The Isaacs—a Christian country gospel music group—then jump-started the event with upbeat gospel selections and personal testimonies of God’s leading and blessings in their lives. The Greater Atlanta Adventist Academy choir and a singing group comprising Oakwood graduates called Committed also helped to set a spiritual tone.

Opening Address
If the 6,000-plus educators who poured into the auditorium on opening night were looking for a keynote speaker who would probe the heart of Adventist educational ministry, Carlton Byrd did not disappoint. 

A product of Adventist education himself, Byrd challenged teachers to “never forget that the mission of our schools is evangelism, and the children must see Jesus in you.” He added, “If you don’t believe in the Adventist message, you shouldn’t be teaching in the Adventist school system.” 

Byrd also noted that support from parents and other church members is vital to a school’s success, and that “praise for Adventist education should be on the lips of every church member.” Byrd’s own two daughters attend Adventist schools, he said, because he wants them to be “lifelong Adventists.” 

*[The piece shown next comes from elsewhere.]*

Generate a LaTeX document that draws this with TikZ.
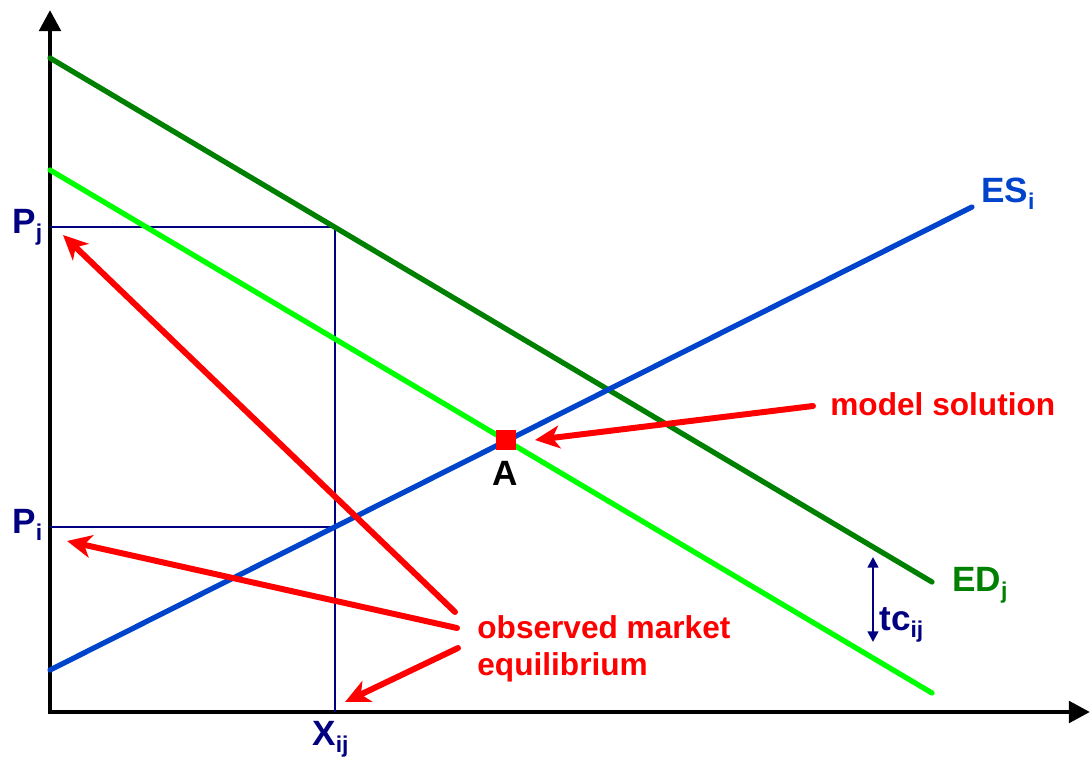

Hundreds of educators pressed to the front of the auditorium when Byrd called forward those who wanted to recommit themselves to their sacred calling and their students.

From Far and Near
Educators from the nine NAD unions, the newest NAD territory of Guam-Micronesia, and regions as distant as South Africa, China, and Europe flew in for the event. Chek Yat Phoon, education director for Northern Asia-Pacific Division, traveled from South Korea. He says that the positive experience and learning he garnered at the 2006 teachers’ convention convinced him to attend
this one as well. 

“I also brought with me 30 teachers and two union education directors from my division,” Phoon said. “I wish more of my teachers could have come.” 

Euro-Africa Division education director Barna Magyarosi says it was worth making the long trip to the United States “to see more than 6,000 educators gather together to ponder the major issues of Adventist education” and “to feel the common heartbeat.” 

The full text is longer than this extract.